Posted to user@nutch.apache.org by Danilo Fernandes <da...@kelsorfernandes.com.br> on 2013/02/25 16:09:48 UTC

regex-urlfilter file for multiple domains

Hello,


I started with crawling a site and I didn't have any problems. But, I need
define criteria to each domain.

 

How can I create differents regex-urlfilter for each of them?

 

Actually the ideia is catch some pages of each site and no all. Each one
have a different structure and I need cover all of them.

 

Like:

 

Domain1.com/sale = I want catch.

Domain1.com/cars = I don't.

 

Regex: -Domain1.com/[^s].*

 

Domain2.com/flytickets = I want catch.

Domian2.com/contatPage = I don't.

 

Regex: -Domain2.com/[^f].*

 

Is it possible?

 

Thank's Again.

 

Danilo Fernandes


Re: regex-urlfilter file for multiple domains

Posted by Tejas Patil <te...@gmail.com>.
Hey Danilo,

On Mon, Feb 25, 2013 at 7:09 AM, Danilo Fernandes <
danilo@kelsorfernandes.com.br> wrote:

> Hello,
>
>
> I started with crawling a site and I didn't have any problems.
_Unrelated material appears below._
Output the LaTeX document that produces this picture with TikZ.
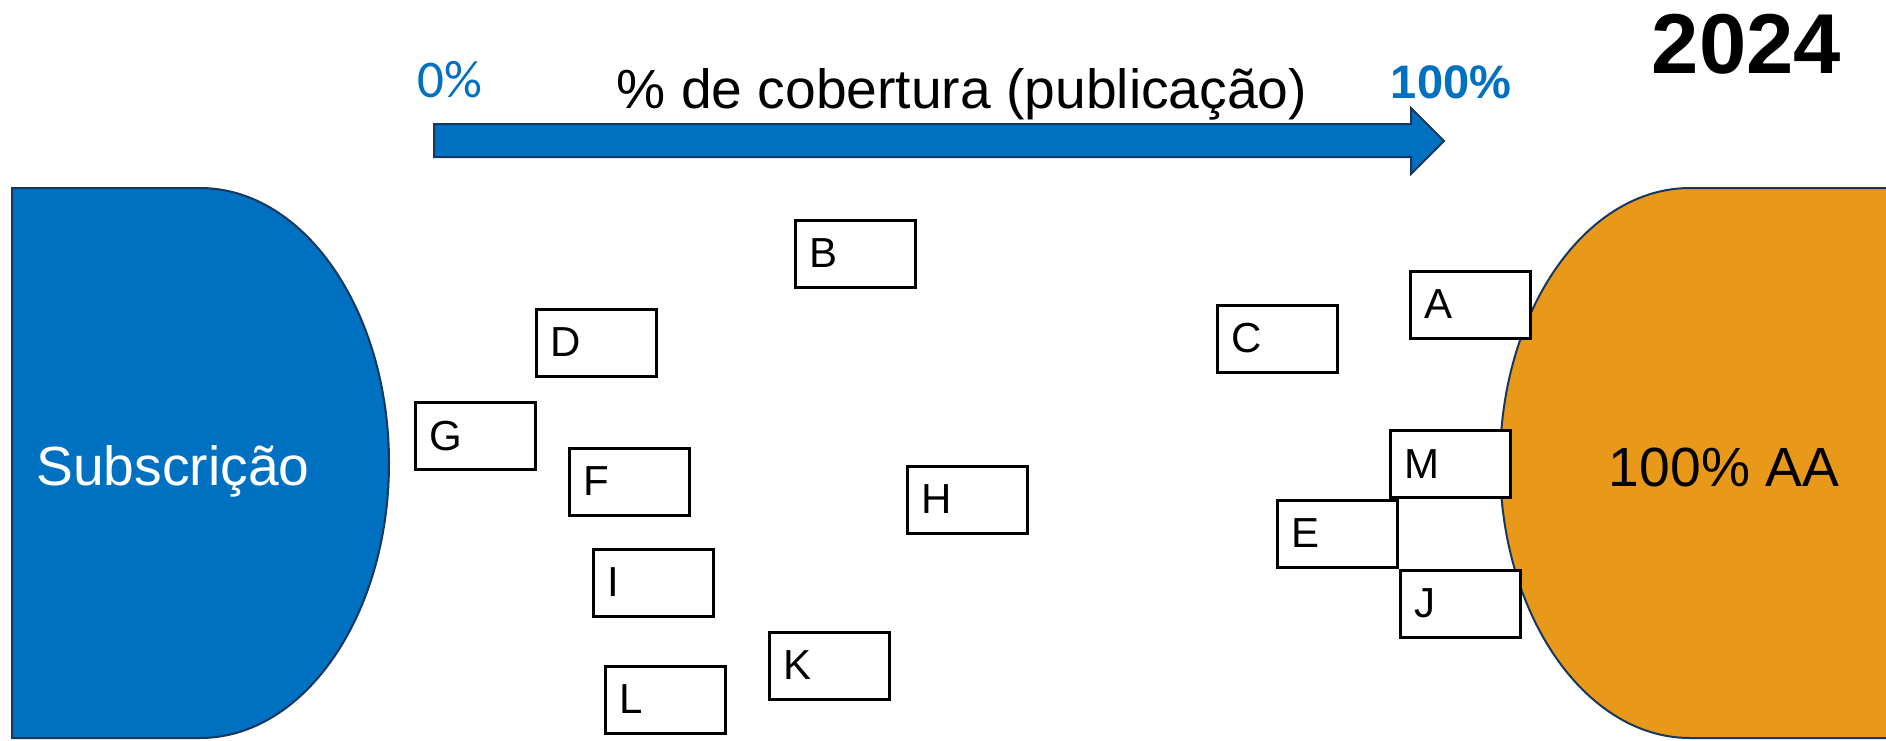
\documentclass[tikz,border=0pt]{standalone}
\usepackage{fontspec}
\setmainfont{Liberation Sans}
\newfontfamily\carl{Carlito}
\definecolor{pblue}{HTML}{0070C0}
\definecolor{navy}{HTML}{17375E}
\definecolor{porange}{HTML}{E8991A}
\tikzset{
  lbox/.style={draw=black, fill=white, line width=1.5pt, minimum width=60pt, minimum height=33.5pt, inner sep=0pt},
  ltxt/.style={anchor=west, inner sep=0pt, font=\fontsize{21}{25}\selectfont},
  shapeline/.style={draw=navy, line width=1pt},
  bigtxt/.style={anchor=base, inner sep=0pt, font=\fontsize{27.6}{32}\selectfont},
}
\begin{document}
\begin{tikzpicture}[x=0.5pt,y=-0.5pt]
\useasboundingbox (0,0) rectangle (1886,740);
\fill[white] (0,0) rectangle (1886,740);
% left blue shape
\path[fill=pblue, shapeline] (12,188) -- (200,188) .. controls (304.4,188) and (389,311.1) .. (389,463) .. controls (389,614.9) and (304.4,738) .. (200,738) -- (12,738) -- cycle;
% right orange shape
\fill[porange] (1890,188) -- (1690,188) .. controls (1585.6,188) and (1500,311.1) .. (1500,463) .. controls (1500,614.9) and (1585.6,738) .. (1690,738) -- (1890,738) -- cycle;
\draw[shapeline] (1890,188) -- (1690,188) .. controls (1585.6,188) and (1500,311.1) .. (1500,463) .. controls (1500,614.9) and (1585.6,738) .. (1690,738) -- (1890,738);
% arrow
\path[fill=pblue, shapeline] (434,124) -- (1411,124) -- (1411,108) -- (1444,141) -- (1411,174) -- (1411,157) -- (434,157) -- cycle;
% texts
\node[bigtxt, text=white] (subs) at (173,485) {Subscrição};
\node[bigtxt] (aa) at (1724,486) {100\% AA};
\node[bigtxt] (cob) at (962,108) {\% de cobertura (publicação)};
\node[anchor=base, inner sep=0pt, text=pblue, font=\carl\fontsize{26.5}{30}\selectfont] (zero) at (450,97) {0\%};
\node[anchor=base, inner sep=0pt, text=pblue, font=\bfseries\fontsize{23.5}{28}\selectfont] (hund) at (1451,98) {100\%};
\node[anchor=base, inner sep=0pt, font=\bfseries\fontsize{42.5}{48}\selectfont] (year) at (1746.5,73) {2024};
% boxes
\foreach \n/\x/\y in {B/855/253.5, D/596.5/342.5, G/475.5/436, F/629.5/481.5, I/653.5/582.5, L/665/699.5, K/829/665.5, H/967/499.5, C/1277/338.5, A/1470/304.5, M/1450.5/464, E/1337.5/533.5, J/1460.5/603.5}{
  \node[lbox] (\n) at (\x,\y) {};
  \node[ltxt] (\n-t) at ([xshift=7.75pt]\n.west) {\n};
}
\end{tikzpicture}
\end{document}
But, I need
> define criteria to each domain.
>
>
>
> How can I create differents regex-urlfilter for each of them?
>
>
>
> Actually the ideia is catch some pages of each site and no all. Each one
> have a different structure and I need cover all of them.
>
>
>
> Like:
>
>
>
> Domain1.com/sale = I want catch.
>
> Domain1.com/cars = I don't.
>
>
>
> Regex: -Domain1.com/[^s].*
>
>
>
> Domain2.com/flytickets = I want catch.
>
> Domian2.com/contatPage = I don't.
>
>
>
> Regex: -Domain2.com/[^f].*
>
>
>
> Is it possible?
>
> Yes.
You can do following:
1. just have accept rules and a "-." in the end to omit urls which dont
match.
2. just have reject rules and a "+." in the end to accept urls which get
rejected.
3. A combination of both.

Say you go by #1. Then for the given example, it would be something like:
------------------------------------------
+Domain1.com/sale.*
+Domain2.com/flytickets.*
-.
------------------------------------------
hth

>
>
> Thank's Again.
>
>
>
> Danilo Fernandes
>
>

thanks,
Tejas Patil